» WHAT YOU HAVE TO DO: Can you copy out the data exactly? Leave the images out.

------------------------------------------------------------------------

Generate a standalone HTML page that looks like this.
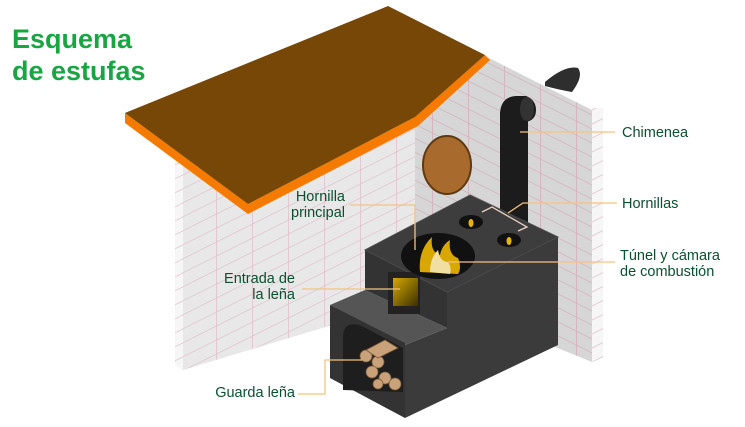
<!DOCTYPE html>
<html><head><meta charset="utf-8"><style>
body{margin:0;background:#fff;width:745px;height:422px;overflow:hidden;font-family:"Liberation Sans",sans-serif}
</style></head><body>
<svg width="745" height="422" viewBox="0 0 745 422" xmlns="http://www.w3.org/2000/svg">
<defs>
<pattern id="bl" width="36" height="14" patternUnits="userSpaceOnUse" patternTransform="skewY(-26.6)">
<rect width="36" height="14" fill="#e8e8e8"/><path d="M0 0.5H36M0.5 0V14" stroke="#dfc0cc" stroke-width="0.8"/></pattern>
<pattern id="br" width="36" height="14" patternUnits="userSpaceOnUse" patternTransform="skewY(26.6)">
<rect width="36" height="14" fill="#d6d6d6"/><path d="M0 0.5H36M0.5 0V14" stroke="#d4afbd" stroke-width="0.8"/></pattern>
<pattern id="be" width="11" height="14" patternUnits="userSpaceOnUse" patternTransform="skewY(-26.6)">
<rect width="11" height="14" fill="#f6f6f6"/><path d="M0 0.5H11" stroke="#dfc0cc" stroke-width="0.8"/></pattern>
<linearGradient id="gl" x1="0" y1="0" x2="1" y2="1"><stop offset="0" stop-color="#d4a800"/><stop offset="1" stop-color="#3a3000"/></linearGradient>
</defs>
<polygon points="175,125 415,40 415,300 183,370 175,365" fill="url(#bl)"/>
<polygon points="175,128 183,124 183,370 175,365" fill="url(#be)"/>
<polygon points="415,20 485,56 592,110 592,362 415,290" fill="url(#br)"/>
<polygon points="592,108 603,108 603,358 592,362" fill="url(#be)"/>
<path d="M545,82 Q565,65 578,68 Q584,76 572,92 Q560,90 545,86Z" fill="#2e2e2e"/>
<polygon points="125,113 125,123 248,214 418,126 490,60 485,55 415,117 248,204" fill="#f47a00"/>
<polygon points="125,113 388,6 485,55 415,117 248,204" fill="#774707"/>
<ellipse cx="447" cy="165" rx="24" ry="29" fill="#a96a2e" stroke="#5e3a12" stroke-width="2"/>
<rect x="500" y="112" width="28" height="115" fill="#1c1c1c"/>
<path d="M500,115 Q500,97 516,96 L526,96 Q536,100 536,110 Q536,120 526,122 L528,122 L528,130 L500,130Z" fill="#1c1c1c"/>
<ellipse cx="527" cy="109" rx="7" ry="12" fill="#333"/>
<polygon points="447,292 558,237 558,345 405,418 405,345 447,328" fill="#3b3b3b"/>
<polygon points="365,250 447,292 447,328 365,290" fill="#333"/>
<polygon points="365,250 470,195 558,237 447,292" fill="#3d3d3d" stroke="#4a4a4a" stroke-width="1"/>
<polygon points="330,305 365,290 447,328 405,345" fill="#555"/>
<polygon points="330,305 405,343 405,418 330,378" fill="#333"/>
<path d="M343,390 L343,335 Q345,320 362,326 L403,348 L403,392 Z" fill="#1e1e1e"/>
<g fill="#c9a27a" stroke="#7a5a3a" stroke-width="0.8">
<circle cx="366" cy="356" r="6"/><circle cx="378" cy="362" r="6"/><circle cx="372" cy="372" r="6"/><circle cx="385" cy="378" r="6"/><circle cx="378" cy="384" r="5"/><circle cx="395" cy="384" r="6"/>
<polygon points="366,350 385,340 398,348 378,358"/>
</g>
<rect x="388" y="272" width="32" height="42" fill="#222"/>
<rect x="393" y="278" width="25" height="28" fill="url(#gl)"/>
<ellipse cx="438" cy="256" rx="37" ry="23" fill="#111"/>
<path d="M420,272 Q418,250 432,237 Q430,252 440,255 Q442,245 450,240 Q448,255 458,258 Q462,268 458,274 Z" fill="#d9a800"/>
<path d="M430,272 Q430,258 438,250 Q440,262 448,262 Q452,268 450,274 Z" fill="#f0dfa0"/>
<ellipse cx="471" cy="222" rx="12" ry="7" fill="#111"/>
<ellipse cx="509" cy="240" rx="12" ry="7" fill="#111"/>
<ellipse cx="471" cy="223" rx="2.5" ry="4" fill="#e8b400"/>
<ellipse cx="509" cy="241" rx="2.5" ry="4" fill="#e8b400"/>
<g stroke="#f6c27c" stroke-width="1.3" fill="none">
<path d="M520,132H615"/>
<path d="M617,203H523L508,213"/>
<path d="M482,212L492,207L527,227L518,231" stroke="#e8d0c0"/>
<path d="M448,262H615"/>
<path d="M350,205H415V250"/>
<path d="M302,289H400"/>
<path d="M298,394H325V360H362"/>
</g>
<g font-family="Liberation Sans, sans-serif" font-weight="bold" fill="#1aa543" font-size="27">
<text x="12" y="48">Esquema</text><text x="12" y="80">de estufas</text></g>
<g font-family="Liberation Sans, sans-serif" fill="#0c4f30" font-size="14.5">
<text x="622" y="137">Chimenea</text>
<text x="622" y="208">Hornillas</text>
<text x="620" y="260">Túnel y cámara</text>
<text x="620" y="276">de combustión</text>
<text x="345" y="201" text-anchor="end">Hornilla</text>
<text x="345" y="217" text-anchor="end">principal</text>
<text x="295" y="283" text-anchor="end">Entrada de</text>
<text x="295" y="299" text-anchor="end">la leña</text>
<text x="295" y="397" text-anchor="end">Guarda leña</text>
</g>
</svg>
</body></html>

------------------------------------------------------------------------

» RESPONSE TO THIS EXERCISE:
Generate a standalone HTML page that looks like this.
<!DOCTYPE html>
<html><head><meta charset="utf-8"><style>
body{margin:0;background:#fff;width:745px;height:422px;overflow:hidden;font-family:"Liberation Sans",sans-serif}
</style></head><body>
<svg width="745" height="422" viewBox="0 0 745 422" xmlns="http://www.w3.org/2000/svg">
<defs>
<pattern id="bl" width="36" height="14" patternUnits="userSpaceOnUse" patternTransform="skewY(-26.6)">
<rect width="36" height="14" fill="#e8e8e8"/><path d="M0 0.5H36M0.5 0V14" stroke="#dfc0cc" stroke-width="0.8"/></pattern>
<pattern id="br" width="36" height="14" patternUnits="userSpaceOnUse" patternTransform="skewY(26.6)">
<rect width="36" height="14" fill="#d6d6d6"/><path d="M0 0.5H36M0.5 0V14" stroke="#d4afbd" stroke-width="0.8"/></pattern>
<pattern id="be" width="11" height="14" patternUnits="userSpaceOnUse" patternTransform="skewY(-26.6)">
<rect width="11" height="14" fill="#f6f6f6"/><path d="M0 0.5H11" stroke="#dfc0cc" stroke-width="0.8"/></pattern>
<linearGradient id="gl" x1="0" y1="0" x2="1" y2="1"><stop offset="0" stop-color="#d4a800"/><stop offset="1" stop-color="#3a3000"/></linearGradient>
</defs>
<polygon points="175,125 415,40 415,300 183,370 175,365" fill="url(#bl)"/>
<polygon points="175,128 183,124 183,370 175,365" fill="url(#be)"/>
<polygon points="415,20 485,56 592,110 592,362 415,290" fill="url(#br)"/>
<polygon points="592,108 603,108 603,358 592,362" fill="url(#be)"/>
<path d="M545,82 Q565,65 578,68 Q584,76 572,92 Q560,90 545,86Z" fill="#2e2e2e"/>
<polygon points="125,113 125,123 248,214 418,126 490,60 485,55 415,117 248,204" fill="#f47a00"/>
<polygon points="125,113 388,6 485,55 415,117 248,204" fill="#774707"/>
<ellipse cx="447" cy="165" rx="24" ry="29" fill="#a96a2e" stroke="#5e3a12" stroke-width="2"/>
<rect x="500" y="112" width="28" height="115" fill="#1c1c1c"/>
<path d="M500,115 Q500,97 516,96 L526,96 Q536,100 536,110 Q536,120 526,122 L528,122 L528,130 L500,130Z" fill="#1c1c1c"/>
<ellipse cx="527" cy="109" rx="7" ry="12" fill="#333"/>
<polygon points="447,292 558,237 558,345 405,418 405,345 447,328" fill="#3b3b3b"/>
<polygon points="365,250 447,292 447,328 365,290" fill="#333"/>
<polygon points="365,250 470,195 558,237 447,292" fill="#3d3d3d" stroke="#4a4a4a" stroke-width="1"/>
<polygon points="330,305 365,290 447,328 405,345" fill="#555"/>
<polygon points="330,305 405,343 405,418 330,378" fill="#333"/>
<path d="M343,390 L343,335 Q345,320 362,326 L403,348 L403,392 Z" fill="#1e1e1e"/>
<g fill="#c9a27a" stroke="#7a5a3a" stroke-width="0.8">
<circle cx="366" cy="356" r="6"/><circle cx="378" cy="362" r="6"/><circle cx="372" cy="372" r="6"/><circle cx="385" cy="378" r="6"/><circle cx="378" cy="384" r="5"/><circle cx="395" cy="384" r="6"/>
<polygon points="366,350 385,340 398,348 378,358"/>
</g>
<rect x="388" y="272" width="32" height="42" fill="#222"/>
<rect x="393" y="278" width="25" height="28" fill="url(#gl)"/>
<ellipse cx="438" cy="256" rx="37" ry="23" fill="#111"/>
<path d="M420,272 Q418,250 432,237 Q430,252 440,255 Q442,245 450,240 Q448,255 458,258 Q462,268 458,274 Z" fill="#d9a800"/>
<path d="M430,272 Q430,258 438,250 Q440,262 448,262 Q452,268 450,274 Z" fill="#f0dfa0"/>
<ellipse cx="471" cy="222" rx="12" ry="7" fill="#111"/>
<ellipse cx="509" cy="240" rx="12" ry="7" fill="#111"/>
<ellipse cx="471" cy="223" rx="2.5" ry="4" fill="#e8b400"/>
<ellipse cx="509" cy="241" rx="2.5" ry="4" fill="#e8b400"/>
<g stroke="#f6c27c" stroke-width="1.3" fill="none">
<path d="M520,132H615"/>
<path d="M617,203H523L508,213"/>
<path d="M482,212L492,207L527,227L518,231" stroke="#e8d0c0"/>
<path d="M448,262H615"/>
<path d="M350,205H415V250"/>
<path d="M302,289H400"/>
<path d="M298,394H325V360H362"/>
</g>
<g font-family="Liberation Sans, sans-serif" font-weight="bold" fill="#1aa543" font-size="27">
<text x="12" y="48">Esquema</text><text x="12" y="80">de estufas</text></g>
<g font-family="Liberation Sans, sans-serif" fill="#0c4f30" font-size="14.5">
<text x="622" y="137">Chimenea</text>
<text x="622" y="208">Hornillas</text>
<text x="620" y="260">Túnel y cámara</text>
<text x="620" y="276">de combustión</text>
<text x="345" y="201" text-anchor="end">Hornilla</text>
<text x="345" y="217" text-anchor="end">principal</text>
<text x="295" y="283" text-anchor="end">Entrada de</text>
<text x="295" y="299" text-anchor="end">la leña</text>
<text x="295" y="397" text-anchor="end">Guarda leña</text>
</g>
</svg>
</body></html>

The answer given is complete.